Can you hear it?

Before we went in to the meeting with the board of the Walnut Hills Christian Church last night to ask about using their facility for Echo Church worship gatherings, Aaron and I sat in my car and prayed; we were going to be content with whatever God brought our way. We made our way into their parlor [one of only three rooms in the building with air conditioning] and stepped back in time. Their parlor is straight out of the 1960's. The room has a yellow tint to it a furniture that made our couch look contemporary. It's like they had done their best to preserve a room that time forgot. It was here that we began meeting all the board members.

There were eight people, not counting the two co-pastors. We began with a word of prayer and I began to share our backgrounds and the desire to start this new church. The early questions were softballs [which perhaps isn't the best analogy considering how poor I hit in our game late last night], things like, "Why this area?" But then one of the gentlemen began asking a question that was less a question and more a release of frustration caused by twenty years in a church that's been sputtering along. His point blank question was, "where were you two when we were looking for new pastors?" The question was awkward, considering that the two current pastors were sitting in the room with us. Aaron did a great job answering that one.

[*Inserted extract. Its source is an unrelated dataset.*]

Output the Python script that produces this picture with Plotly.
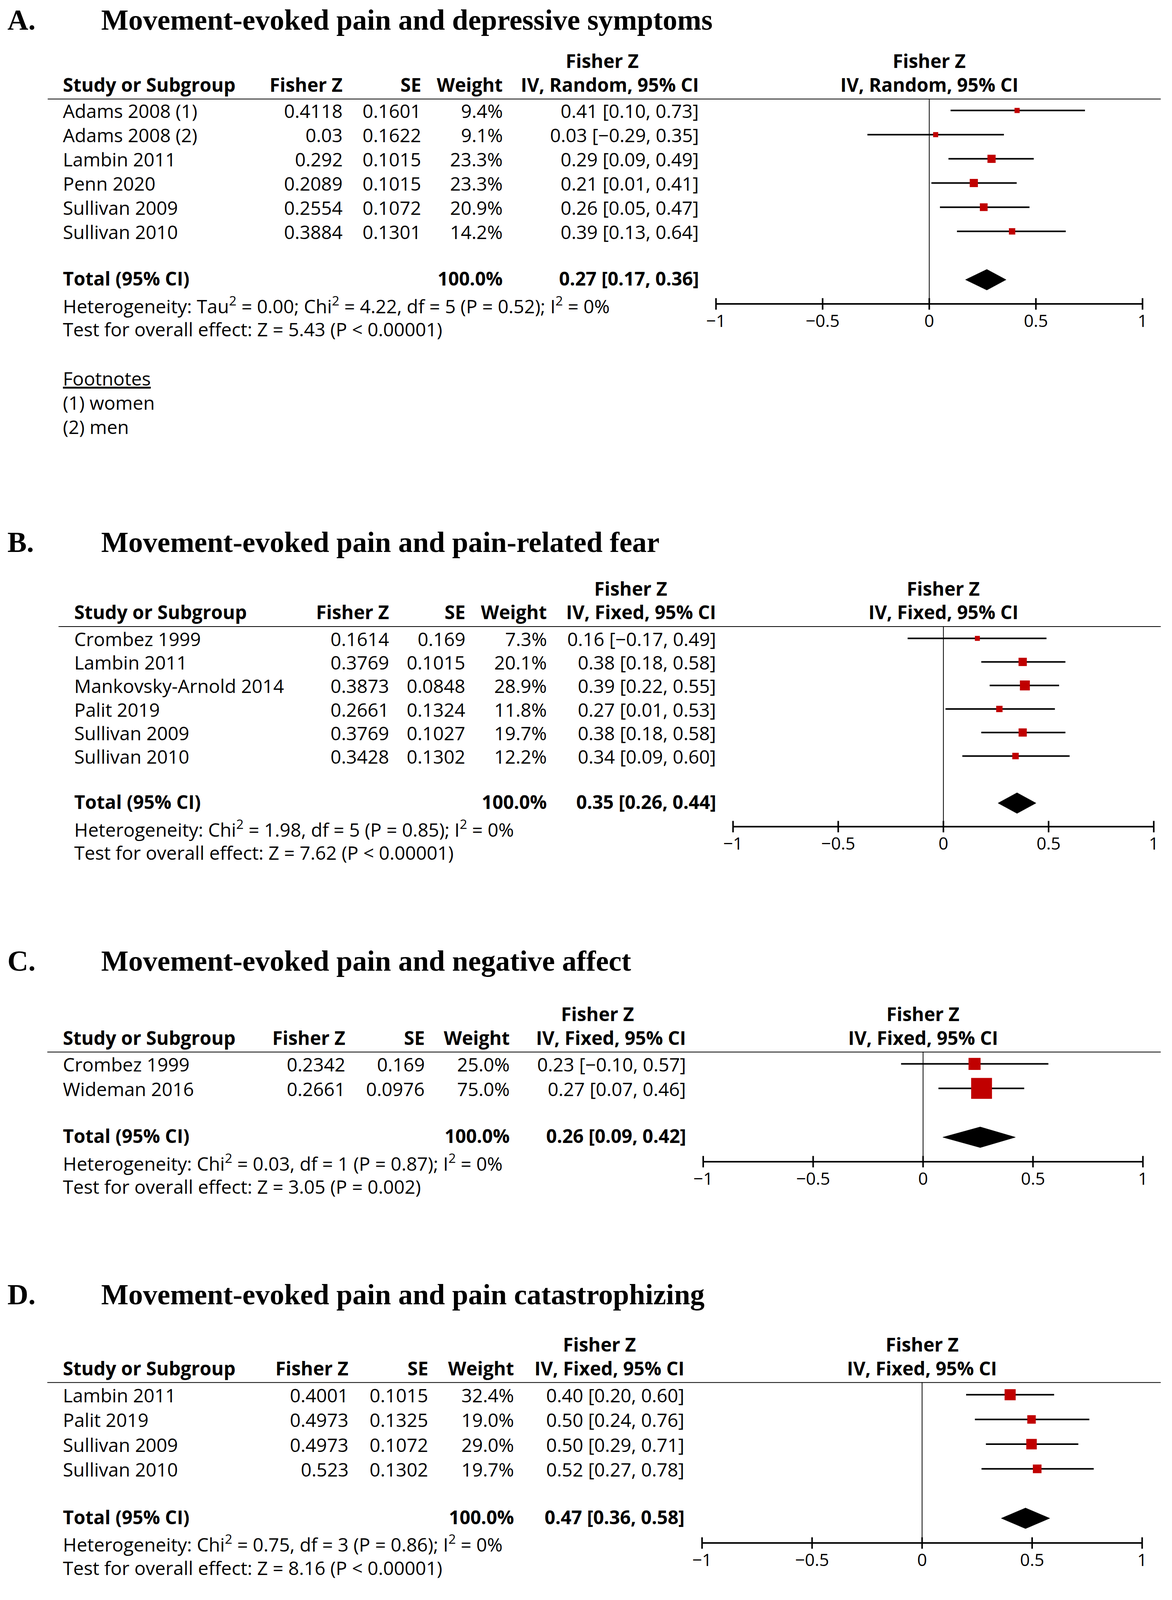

All we did for the remainder of our time was talk church with them. They all seemed frustrated with where they were as a church and we did our best to encourage them along their path. That was the amazing thing that I observed last night: those people are so desperate to see something happen that I don't think they give a rip about specific areas of our theology; they just want to feel like their labor isn't in vain. The most amazing comment of the evening was when one of the board members said, "your new church is an answer to our prayers."

It still has to be approved by the congregation but, as we left, I'm confident that's where our new church will be.

A few thoughts about last night: first, there's nothing like being in a place when God shows up. I never doubted God through this, but I was doubting whether he'd let us meet there. As much as God has been preparing us for this venture, he's been preparing that church to receive us. It reinforces the concept of different dimensions by which to view the workings of God.

Also, I still find the utter desperation of those people intriguing. I guess you forget that even though a church shrinks in size, there are still those who want to see it thrive. Unfortunately for them, they can't perceive that the problem is their lack of being in-touch. I'm going to file this thought because I'm sure that, one day, I could be sitting on the other side of the coffee table. I think there are a lot of snot-nosed punk ministers who think doing church today is all about incense and indie-rock worship music. I'm convinced that it all comes down to teaching God's Word in a relevant, comprehendible way.

Finally, and this might be over the heads of some of you unfamiliar with my church background, our "movement" of churches has been obsessed as of late with striving for unity with the non-instrumental Churches of Christ because they viewed them as the most accessible. Here we are in a productive dialogue with the Disciples of Christ, who also share our Restoration Movement roots, but with whom many say there is no reconciliation. Maybe we've been barking up the wrong tree.

All I know is that we had a chance to be front row when God did something really cool. It was good to be there.